15 Temmuz Şehidlerine Bir Mektup Denemesi
Bir yazar olarak 15 Temmuz Şehitlerine mektup yazacağım. Bu fikir de nereden çıktı, demeyin. Bir haftadır elimde kalemim ve heba ettiğim onlarca kâğıt-helâl ü hoş olsun- ... Mektup, 251 şehidimiz arasında bir şehide yazılacaktı… Kelimeler, özene bezene seçilecekti. Eskilerin tabiriyle efradını cami’ ağyarını mani’ bir mektup yazacaktım. Yani ne eksik ne de fazla. Artığı eksiği olmayacak şekilde bir mektup yazacaktım.
Bir haftadır elimde kalem, mektup yazıyorum: Daha doğrusu mektup yazmaya çalışıyorum. Bu mektup organizasyonunu düzenleyen arkadaşlar, fakire de yaz demişlerdi. Gerçi onların yaz demesini beklemeden önce de çok yazı, şiir yazdıydım şehitlerimiz hakkında. Hatta yurt dışında darbecilerin gerçek yüzünü göstermek için kurumsal olarak bir fotoğraf sergisi de açmıştık. Fakat bir mektup yazma fikri bu arkadaşlarımızdan çıktığı için onlara müteşekkirim.
En son yaşadığım şehirde yazar arkadaşlarımızla birlikte şehrin şehitliğini ziyaret etmiştik. Şehitlikte şehit yakınları, şehit mezarlarını nasıl da özene bezene temizlediklerine şahid olmuştum. Çiçekler nasıl da ahenkli ahenkli sulanıyordu, ağaçlar da öyle... Uzaktan hafız olduğu belli bir hocanın makamını bilmediğimiz ama okurken bizi kendine çeken bir Kuran tilaveti vardı. Annelerin küçük çocuklara şehidinin hayrına dağıttığı şekerler, bu şehitlikte gözlemlediğim son manzaraydı.

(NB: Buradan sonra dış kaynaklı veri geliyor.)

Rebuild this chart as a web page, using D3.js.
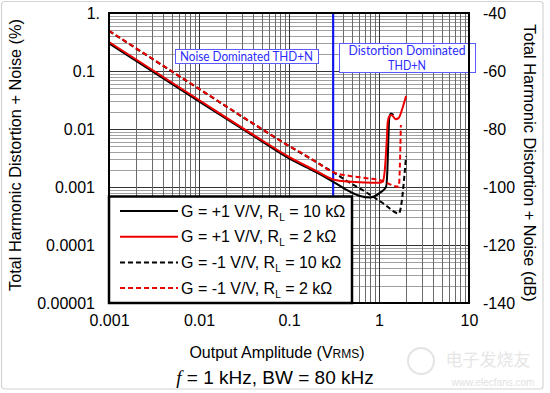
<!DOCTYPE html>
<html>
<head>
<meta charset="utf-8">
<script src="https://cdn.jsdelivr.net/npm/d3@7"></script>
<style>
  html, body { margin: 0; padding: 0; background: #ffffff; }
  svg { display: block; }
  text { font-family: "Liberation Sans", Arial, sans-serif; }
</style>
</head>
<body>
<svg id="chart" width="550" height="393"></svg>
<script>
// ---------------- data ----------------
const xTickValues = [0.001, 0.01, 0.1, 1, 10];
const xTickLabels = ["0.001", "0.01", "0.1", "1", "10"];
const yTickValues = [1, 0.1, 0.01, 0.001, 0.0001, 0.00001];
const yTickLabels = ["1.", "0.1", "0.01", "0.001", "0.0001", "0.00001"];
const dbTickValues = [-40, -60, -80, -100, -120, -140];
const dbTickLabels = ["-40", "-60", "-80", "-100", "-120", "-140"];

// G = +1 V/V, RL = 10 kOhm (black solid)
const ampPos10k = [0.001, 0.01, 0.05, 0.1, 0.2, 0.31, 0.476, 0.615, 0.79, 1.03, 1.2, 1.24, 1.27, 1.30, 1.36, 1.45];
const thdPos10k = [0.30, 0.030, 0.0061, 0.0031, 0.0018, 0.00123, 0.00083, 0.0007, 0.00066, 0.0008, 0.00101, 0.002, 0.0065, 0.0155, 0.0185, 0.0175];
// G = +1 V/V, RL = 2 kOhm (red solid)
const ampPos2k = [0.001, 0.01, 0.05, 0.1, 0.2, 0.31, 0.45, 0.7, 1.0, 1.10, 1.16, 1.22, 1.25, 1.31, 1.38, 1.53, 1.65, 1.84, 2.0];
const thdPos2k = [0.316, 0.0316, 0.0064, 0.0033, 0.0019, 0.00135, 0.00124, 0.00119, 0.00118, 0.00125, 0.00196, 0.0065, 0.0132, 0.0168, 0.0175, 0.0148, 0.0154, 0.024, 0.037];
// G = -1 V/V, RL = 10 kOhm (black dashed)
const ampNeg10k = [0.001, 0.01, 0.05, 0.1, 0.2, 0.31, 0.476, 0.73, 1.12, 1.66, 2.0];
const thdNeg10k = [0.49, 0.049, 0.0099, 0.0051, 0.0027, 0.0018, 0.00118, 0.0008, 0.00052, 0.00035, 0.0034];
// G = -1 V/V, RL = 2 kOhm (red dashed)
const ampNeg2k = [0.001, 0.01, 0.05, 0.1, 0.133, 0.2, 0.31, 0.476, 0.73, 1.03, 1.66, 1.75];
const thdNeg2k = [0.495, 0.0495, 0.0100, 0.0051, 0.0040, 0.0027, 0.0018, 0.00155, 0.00142, 0.00131, 0.00101, 0.0117];

const seriesNames = [
  ["G = +1 V/V, R", "L", " = 10 kΩ"],
  ["G = +1 V/V, R", "L", " = 2 kΩ"],
  ["G = -1 V/V, R", "L", " = 10 kΩ"],
  ["G = -1 V/V, R", "L", " = 2 kΩ"]
];
const boundaryAmp = 0.31;
const noiseLabel = "Noise Dominated THD+N";
const distortionLabel = ["Distortion Dominated", "THD+N"];

// ---------------- drawing ----------------
const svg = d3.select("#chart");
const L = 109, R = 469, T = 13, B = 303;

const x = d3.scaleLog().domain([0.001, 10]).range([L, R]);
const y = d3.scaleLog().domain([0.00001, 1]).range([B, T]);
const yDb = d3.scaleLinear().domain([-140, -40]).range([B, T]);

// outer light border
svg.append("rect").attr("x", 1.5).attr("y", 1.5).attr("width", 541.5).attr("height", 387.5)
  .attr("rx", 3).attr("fill", "none").attr("stroke", "#d4d4d4").attr("stroke-width", 1.2);

// plot background
svg.append("rect").attr("x", L).attr("y", T).attr("width", R - L).attr("height", B - T).attr("fill", "#fff");

// grid
const grid = svg.append("g");
const xMinor = x.ticks(40).filter(v => v > 0.001 && v < 10);
const yMinor = y.ticks(60).filter(v => v > 0.00001 && v < 1);
const isMajor = v => Math.abs(Math.log10(v) - Math.round(Math.log10(v))) < 1e-6;
grid.selectAll("line.hy").data(yMinor).join("line")
  .attr("x1", L).attr("x2", R)
  .attr("y1", d => Math.round(y(d)) + 0.5).attr("y2", d => Math.round(y(d)) + 0.5)
  .attr("stroke", d => isMajor(d) ? "#333" : "#a0a0a0").attr("stroke-width", 1);
grid.selectAll("line.vx").data(xMinor).join("line")
  .attr("y1", T).attr("y2", B)
  .attr("x1", d => Math.round(x(d)) + 0.5).attr("x2", d => Math.round(x(d)) + 0.5)
  .attr("stroke", d => isMajor(d) ? "#333" : "#6a6a6a").attr("stroke-width", 1);

// boundary line
svg.append("line").attr("x1", x(boundaryAmp)).attr("x2", x(boundaryAmp))
  .attr("y1", T).attr("y2", B).attr("stroke", "#0a14ff").attr("stroke-width", 2);

// series
const line = d3.line().x(d => x(d[0])).y(d => y(d[1])).curve(d3.curveMonotoneX);
const zip = (a, b) => a.map((v, i) => [v, b[i]]);
const series = [
  { pts: zip(ampPos10k, thdPos10k), color: "#000", dash: null },
  { pts: zip(ampNeg10k, thdNeg10k), color: "#000", dash: "5,3" },
  { pts: zip(ampPos2k, thdPos2k), color: "#ee0000", dash: null },
  { pts: zip(ampNeg2k, thdNeg2k), color: "#ee0000", dash: "5,3" }
];
series.forEach(s => {
  svg.append("path").attr("d", line(s.pts)).attr("fill", "none")
    .attr("stroke", s.color).attr("stroke-width", 2)
    .attr("stroke-dasharray", s.dash);
});

// annotation boxes
const boxFont = "Lato, 'Open Sans', sans-serif";
svg.append("rect").attr("x", 175.5).attr("y", 49.5).attr("width", 143).attr("height", 14)
  .attr("fill", "#fff").attr("stroke", "#5a5aff").attr("stroke-width", 1);
svg.append("text").attr("x", 180).attr("y", 56.5).attr("dy", "0.35em")
  .attr("fill", "#2b2bff").attr("textLength", 133).attr("lengthAdjust", "spacingAndGlyphs")
  .style("font-family", boxFont).style("font-size", "12.5px").text(noiseLabel);

svg.append("rect").attr("x", 339.5).attr("y", 43.5).attr("width", 136).attr("height", 29)
  .attr("fill", "#fff").attr("stroke", "#5a5aff").attr("stroke-width", 1);
distortionLabel.forEach((t, i) => {
  const tx = svg.append("text").attr("x", 407).attr("y", 50.5 + i * 15.5).attr("dy", "0.35em")
    .attr("text-anchor", "middle").attr("fill", "#2b2bff")
    .style("font-family", boxFont).style("font-size", "12.5px").text(t);
  if (i === 0) tx.attr("textLength", 117).attr("lengthAdjust", "spacingAndGlyphs");
  else tx.attr("textLength", 38).attr("lengthAdjust", "spacingAndGlyphs");
});

// legend
const lg = svg.append("g");
lg.append("rect").attr("x", 109).attr("y", 196.5).attr("width", 243).attr("height", 106.5)
  .attr("fill", "#fff").attr("stroke", "#000").attr("stroke-width", 2.5);
const legendSeries = [series[0], series[2], series[1], series[3]];
seriesNames.forEach((nm, i) => {
  const cy = 211 + i * 25.7;
  const s = legendSeries[i];
  lg.append("line").attr("x1", 120).attr("x2", 178).attr("y1", cy).attr("y2", cy)
    .attr("stroke", s.color).attr("stroke-width", 2).attr("stroke-dasharray", s.dash);
  const t = lg.append("text").attr("x", 181).attr("y", cy).attr("dy", "0.35em")
    .style("font-size", "16px").attr("fill", "#000");
  t.append("tspan").text(nm[0]);
  t.append("tspan").attr("dy", "4").style("font-size", "10px").text(nm[1]);
  t.append("tspan").attr("dy", "-4").text(nm[2]);
});

// plot frame
svg.append("rect").attr("x", L).attr("y", T).attr("width", R - L).attr("height", B - T)
  .attr("fill", "none").attr("stroke", "#000").attr("stroke-width", 2);

// axes (labels only)
const axLeft = d3.axisLeft(y).tickValues(yTickValues).tickSize(0)
  .tickFormat((d, i) => yTickLabels[i]);
const gl = svg.append("g").attr("transform", `translate(${95},0)`).call(axLeft);
gl.select(".domain").remove();
gl.selectAll("text").style("font-size", "16px").style("font-family", "'Liberation Sans', Arial, sans-serif")
  .attr("fill", "#000").attr("x", (d, i) => yTickLabels[i].endsWith(".") ? 5 : 0);

const axRight = d3.axisRight(yDb).tickValues(dbTickValues).tickSize(0)
  .tickFormat((d, i) => dbTickLabels[i]);
const gr = svg.append("g").attr("transform", `translate(${483},0)`).call(axRight);
gr.select(".domain").remove();
gr.selectAll("text").style("font-size", "16px").style("font-family", "'Liberation Sans', Arial, sans-serif")
  .attr("fill", "#000").attr("x", 0);

const axBottom = d3.axisBottom(x).tickValues(xTickValues).tickSize(0)
  .tickFormat((d, i) => xTickLabels[i]);
const gb = svg.append("g").attr("transform", `translate(0,${312})`).call(axBottom);
gb.select(".domain").remove();
gb.selectAll("text").style("font-size", "16px").style("font-family", "'Liberation Sans', Arial, sans-serif")
  .attr("fill", "#000");

// axis titles
svg.append("text").attr("transform", "translate(15,155) rotate(-90)")
  .attr("text-anchor", "middle").attr("dy", "0.35em").style("font-size", "16.3px")
  .text("Total Harmonic Distortion + Noise (%)");
svg.append("text").attr("transform", "translate(530,163) rotate(90)")
  .attr("text-anchor", "middle").attr("dy", "0.35em").style("font-size", "16.3px")
  .text("Total Harmonic Distortion + Noise (dB)");

const xt = svg.append("text").attr("x", 277).attr("y", 358).attr("text-anchor", "middle")
  .style("font-size", "16px");
xt.append("tspan").text("Output Amplitude (V");
xt.append("tspan").style("font-size", "12px").text("RMS");
xt.append("tspan").text(")");

const cap = svg.append("text").attr("x", 275).attr("y", 384).attr("text-anchor", "middle")
  .style("font-size", "19px");
cap.append("tspan").style("font-style", "italic").style("font-family", "'Liberation Serif', serif").text("f");
cap.append("tspan").text(" = 1 kHz, BW = 80 kHz");

// watermark
const wm = svg.append("g").attr("opacity", 0.9);
wm.append("circle").attr("cx", 421).attr("cy", 361).attr("r", 13)
  .attr("fill", "none").attr("stroke", "#e2e2e2").attr("stroke-width", 2);
wm.append("text").attr("x", 488).attr("y", 366).attr("text-anchor", "middle")
  .style("font-family", "'Noto Sans CJK SC', sans-serif").style("font-size", "17px")
  .attr("fill", "#e4e4e4").text("电子发烧友");
wm.append("text").attr("x", 493).attr("y", 386).attr("text-anchor", "middle")
  .style("font-size", "10px").attr("fill", "#e0e0e0").text("www.elecfans.com");
</script>
</body>
</html>
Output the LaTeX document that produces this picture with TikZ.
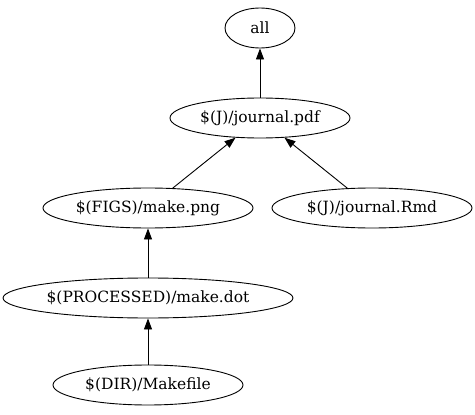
\documentclass[tikz,border=0pt]{standalone}
\usepackage{fontspec}
\setmainfont{DejaVu Serif}
\usetikzlibrary{shapes.geometric,arrows.meta}
\begin{document}
\begin{tikzpicture}[x=1pt,y=-1pt,
  nd/.style={ellipse,draw,line width=0.9pt,inner sep=0pt,minimum height=40pt,font=\fontsize{15.5}{18}\selectfont},
  edge/.style={draw,line width=0.9pt,-{Triangle[length=11pt,width=8pt]}}]
\useasboundingbox (0,0) rectangle (475,415);
\node[nd,minimum width=70pt] (all) at (260,28) {all};
\node[nd,minimum width=180pt] (pdf) at (260,118) {\$(J)/journal.pdf};
\node[nd,minimum width=210pt] (png) at (148,208) {\$(FIGS)/make.png};
\node[nd,minimum width=200pt] (rmd) at (372,208) {\$(J)/journal.Rmd};
\node[nd,minimum width=290pt] (dot) at (148,298) {\$(PROCESSED)/make.dot};
\node[nd,minimum width=190pt] (mk) at (148,385) {\$(DIR)/Makefile};
\draw[edge] (pdf) -- (all);
\draw[edge] (png) -- (pdf);
\draw[edge] (rmd) -- (pdf);
\draw[edge] (dot) -- (png);
\draw[edge] (mk) -- (dot);
\end{tikzpicture}
\end{document}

Şimdi gelelim mektuba. Organizasyondaki arkadaşlar, hangi yazarın hangi şehide mektup yazacağını galiba belirlemiş gibiydiydiler. Nasıl mı? Anlatayım. Şehitler arasında bir meslektaşıma rastladım.
Öğretmen Yusuf Elitaş...
15 Temmuz’da şehit düşen tek hocaydı. Karanlığın kalleş bekçileri onu 15 Temmuz 2016 akşamında kör bir kuytuda pusuya düşürmüşlerdi. Genelkurmay başkanlığını darbecilerden korurken helikopterden açılan ateşle şehit olmuştu.O , şehadet şerbetini içerken hayatının ilkbaharından sonsuz bir hayata taze bir başlangıç da yapmıştı. Şehit olmadan önce hanımına telefon açmış ve buralar çok karışık demişti.
Şehit Yusuf Elitaş hocamıza dair elde ettiğim malumat sadece bunlar değil elbet. Ona dair bir mektubu dolduracak yazımı şimdilik arşive kaldırdım. Demem o ki şehitler arasında bir meslektaşıma- şehit bir öğretmene -mektup yazmak benim en doğal hakkım. Fakat kıymetli organize heyetindeki arkadaşlar “ Yok hocam bu isim başkasına verilmiş, yazamazsın.” Demişlerdi.
Bu arkadaşlara diyecek bir sözüm yok. Ama unutulmamalı ki
“Her yazar, kendi kitabını yazar...”
Niye ben de yazamıyorum, dediydim. Benim elim armut mu topluyor. Hem meslektaşım hem de kalem ehli...Sonra hal ehli, şimdi de ehli şehidan... O, öğrencilerine sadece sıfatla zarfı değil, pisagoru, arşimeti değil, öklit bağlantısı falan da değil âli değerler için ölebilmeyi öğretmemiş. Hem de ilkin kendisinden başlayarak bir rol model olmuş. Ben bir öğretmen olarak bu meslektaşıma mektup yazamayacağım da kime yazacağım, demiştim. Mecnun olup uzaktaki Leylalara çok yazdık. Onları düşlerken bir nehir kenarında üstadımız M. Akifi’in
“Ey şehid oğlu şehid, isteme benden makber,
Sana âğuşuna açmış duruyor peygamber”
Şiiriyle uyandık. Uyanacağız elbet.
Not: Filistin’de Müslümanların ilk kıblesi Kudüs’te, Mescid-i Aksa’da saldırılarını artıran İsrail’i lanetliyorum.Filistinli kardeşlerimize dua etme vakti.